7.12.2010

One in a Billion

Yesterday i was one of the billion humans watching the World Cup final. It wasn't the greatest of games for us spectators, but it was thrilling to be a tiny part of such a huge moment. During and after the game we saw through cameras setup in cities around the globe how huge crowds in every corner of it had turned out to cheer on more than just their favorite team, they cheered/celebrated the game itself.

Sport has an ability to lift the human spirit beyond their normal divisions, yesterday was one of those moments. The usually politically divided Spain saw people in the streets of every region wearing the red and yellow and cheering wildly for 'their' team. Relatively tiny Holland was an equally festive shade of orange, apparently so much was bought that the country ran out of orange paint the day before the final.

But the trancendent wave broke far beyond the shores of the of the finalists, beyond Africa, beyond all the avid fans.
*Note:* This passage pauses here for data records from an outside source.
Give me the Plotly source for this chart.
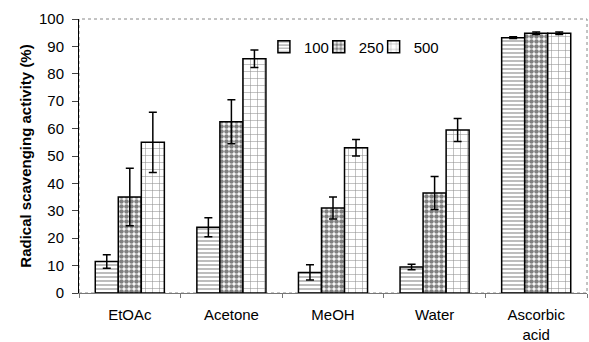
import plotly.graph_objects as go

categories = ["EtOAc", "Acetone", "MeOH", "Water", "Ascorbic<br>acid"]
series_names = ["100", "250", "500"]
vals_100 = [11.5, 24, 7.5, 9.5, 93.2]
vals_250 = [35, 62.5, 31, 36.5, 94.8]
vals_500 = [55, 85.5, 53, 59.5, 94.8]
err_100 = [2.5, 3.5, 2.8, 1.0, 0.3]
err_250 = [10.5, 8.0, 4.0, 6.0, 0.5]
err_500 = [11.0, 3.2, 3.0, 4.2, 0.5]
y_ticks = [0, 10, 20, 30, 40, 50, 60, 70, 80, 90, 100]

values = [vals_100, vals_250, vals_500]
errors = [err_100, err_250, err_500]
patterns = [dict(shape="-", size=4, solidity=0.3, fgcolor="#222", bgcolor="white"),
            dict(shape=".", size=5, solidity=0.65, fgcolor="#000", bgcolor="white"),
            dict(shape="+", size=7, solidity=0.15, fgcolor="#222", bgcolor="white")]
legend_ids = ["legend", "legend2", "legend3"]
legend_x = [0.364, 0.472, 0.580]

fig = go.Figure()
for name, v, e, p, lg in zip(series_names, values, errors, patterns, legend_ids):
    fig.add_trace(go.Bar(
        x=categories, y=v, name=name, legend=lg,
        marker=dict(color="white", pattern=p, line=dict(color="black", width=1.5)),
        error_y=dict(type="data", array=e, visible=True, color="black", thickness=1.5, width=4),
    ))

legend_common = dict(orientation="h", y=0.898, xanchor="left", yanchor="middle",
                     font=dict(size=15), bgcolor="rgba(0,0,0,0)", itemwidth=30)
fig.update_layout(
    width=589, height=342,
    margin=dict(l=79, r=2, t=19, b=49, autoexpand=False),
    paper_bgcolor="white", plot_bgcolor="white",
    barmode="group", bargap=0.32, bargroupgap=0,
    font=dict(family="Liberation Sans, Arial", color="black"),
    showlegend=True,
    **{lg: dict(x=lx, **legend_common) for lg, lx in zip(legend_ids, legend_x)},
)
fig.update_yaxes(
    range=[0, 100], tickvals=y_ticks, showgrid=False, zeroline=False,
    showline=True, linecolor="black", linewidth=1, mirror=False,
    ticks="outside", ticklen=6, tickcolor="#444", tickfont=dict(size=15),
    ticklabelstandoff=5, automargin=False,
    title=dict(text="<b>Radical scavenging activity (%)</b>", font=dict(size=15), standoff=3),
)
fig.update_xaxes(
    showgrid=False, showline=True, linecolor="#777", linewidth=1,
    ticks="outside", tickson="boundaries", ticklen=4, tickcolor="#777",
    tickfont=dict(size=15), ticklabelstandoff=8, automargin=False,
)
fig.add_shape(type="rect", xref="paper", yref="paper", x0=0, y0=0, x1=1, y1=1,
              line=dict(color="#888", width=1, dash="dot"), layer="below")

fig.write_html("out.html", config={"displayModeBar": False},
               post_script="document.body.style.margin='0';document.body.style.overflow='hidden';")
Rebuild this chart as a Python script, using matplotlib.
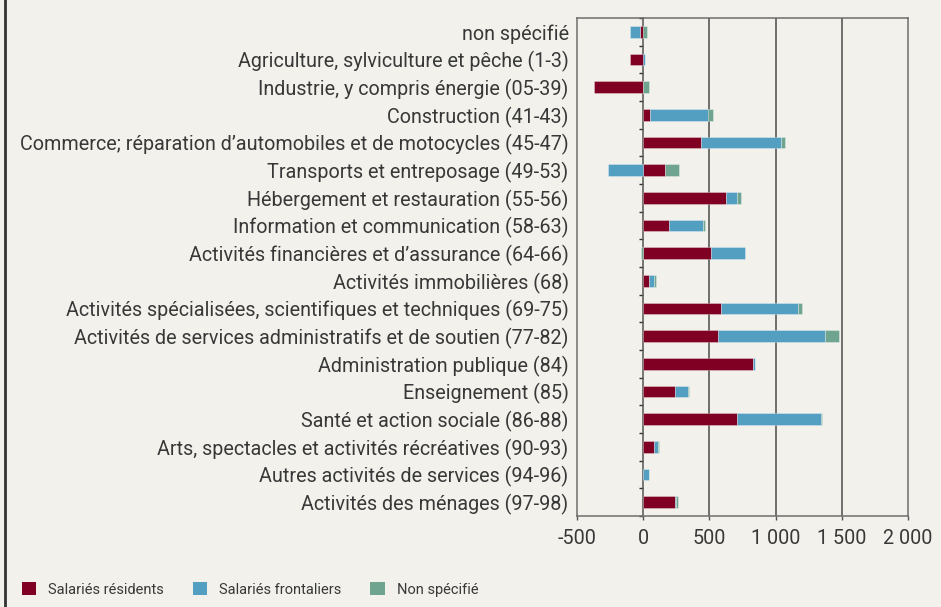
import numpy as np
import matplotlib
matplotlib.use("Agg")
import matplotlib.pyplot as plt
from matplotlib.lines import Line2D
from matplotlib.patches import Patch
from matplotlib.ticker import FuncFormatter

# Secteurs (de haut en bas)
categories = [
    "non spécifié",
    "Agriculture, sylviculture et pêche (1-3)",
    "Industrie, y compris énergie (05-39)",
    "Construction (41-43)",
    "Commerce; réparation d\u2019automobiles et de motocycles (45-47)",
    "Transports et entreposage (49-53)",
    "Hébergement et restauration (55-56)",
    "Information et communication (58-63)",
    "Activités financières et d\u2019assurance (64-66)",
    "Activités immobilières (68)",
    "Activités spécialisées, scientifiques et techniques (69-75)",
    "Activités de services administratifs et de soutien (77-82)",
    "Administration publique (84)",
    "Enseignement (85)",
    "Santé et action sociale (86-88)",
    "Arts, spectacles et activités récréatives (90-93)",
    "Autres activités de services (94-96)",
    "Activités des ménages (97-98)",
]

residents = [-25, -100, -368, 53, 437, 164, 629, 192, 515, 43, 586, 563, 831, 242, 712, 78, 0, 242]
frontaliers = [-76, 15, 0, 434, 603, -265, 78, 260, 255, 35, 583, 813, 15, 98, 629, 35, 43, 8]
non_specifie = [30, 0, 45, 40, 28, 109, 30, 13, -15, 18, 33, 104, 0, 5, 10, 5, 0, 15]

series_names = ["Salariés résidents", "Salariés frontaliers", "Non spécifié"]
colors = ["#7f0022", "#529fc2", "#6fa590"]

BG = "#f2f1eb"
TXT = "#383838"


def fmt_thousands(x, pos):
    return f"{int(x):,}".replace(",", " ")


def main():
    plt.rcParams["font.family"] = ["Roboto", "DejaVu Sans"]
    fig = plt.figure(figsize=(9.41, 6.07), dpi=100, facecolor=BG)
    ax = fig.add_axes([0.6132, 0.1499, 0.9649 - 0.6132, 0.9703 - 0.1499])
    ax.set_facecolor(BG)

    y = np.arange(len(categories))
    pos_left = np.zeros(len(categories))
    neg_left = np.zeros(len(categories))
    for vals, col in zip([residents, frontaliers, non_specifie], colors):
        vals = np.array(vals, dtype=float)
        left = np.where(vals >= 0, pos_left, neg_left)
        ax.barh(y, vals, left=left, height=0.42, color=col,
                edgecolor=(1, 1, 1, 0.35), linewidth=0.6, zorder=3)
        pos_left += np.where(vals > 0, vals, 0)
        neg_left += np.where(vals < 0, vals, 0)

    ax.set_xlim(-500, 2000)
    ax.set_ylim(len(categories) - 0.5, -0.5)
    ax.set_xticks([-500, 0, 500, 1000, 1500, 2000])
    ax.xaxis.set_major_formatter(FuncFormatter(fmt_thousands))
    for v in [500, 1000, 1500]:
        ax.axvline(v, color="#4a4a4a", lw=1.1, zorder=1)

    ax.set_yticks(y)
    ax.set_yticklabels(categories)
    ax.tick_params(axis="y", length=0, pad=6, labelsize=14.2, labelcolor=TXT)
    ax.tick_params(axis="x", length=3, width=1, color="#555555", pad=6,
                   labelsize=14.2, labelcolor=TXT, direction="out")
    for s in ax.spines.values():
        s.set_color("#6e6e6e")
        s.set_linewidth(1.1)

    # axe vertical à zéro avec petites graduations entre catégories
    sec = ax.secondary_yaxis(0.2)
    sec.set_yticks(np.arange(len(categories) + 1) - 0.5)
    sec.set_yticklabels([])
    sec.tick_params(length=3, width=1, color="#333333", direction="out")
    sec.spines["left"].set_color("#555555")
    sec.spines["left"].set_linewidth(1.1)

    # bordure gauche
    fig.add_artist(Line2D([0.0058, 0.0058], [0, 1], transform=fig.transFigure,
                          color="#333333", lw=2))

    handles = [Patch(facecolor=c, edgecolor="none") for c in colors]
    fig.legend(handles, series_names, loc="lower left",
               bbox_to_anchor=(0.009, -0.005), ncol=3, frameon=False,
               fontsize=10.5, handlelength=1.0, handleheight=1.0,
               handletextpad=0.8, columnspacing=2.0, labelcolor=TXT)

    fig.savefig("out.png", dpi=100, facecolor=BG)


if __name__ == "__main__":
    main()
For those hours during the game 1,000,000,000 humans were seeing one sight, feeling 'the thrill of victory and the agony of defeat' so absorbed in our attention to the 'game' we hardly noticed the differences in our cultures, our colors, our langauge, or the community of like-ness we were.

The world was watching itself yesterday, there was no war, no religion, no politician or demegogue on stage. No phrophet or dictator told us to watch, we just did. We are, as a species, capable of unity but our energy is usually divided by those who benefit from that division.

Viewed in one direction the prism of 'sport' allows us to view our range of differences as all part of one humanity, in the other it shows that the wideness of life's colors and flavors are but portions of the endless whole.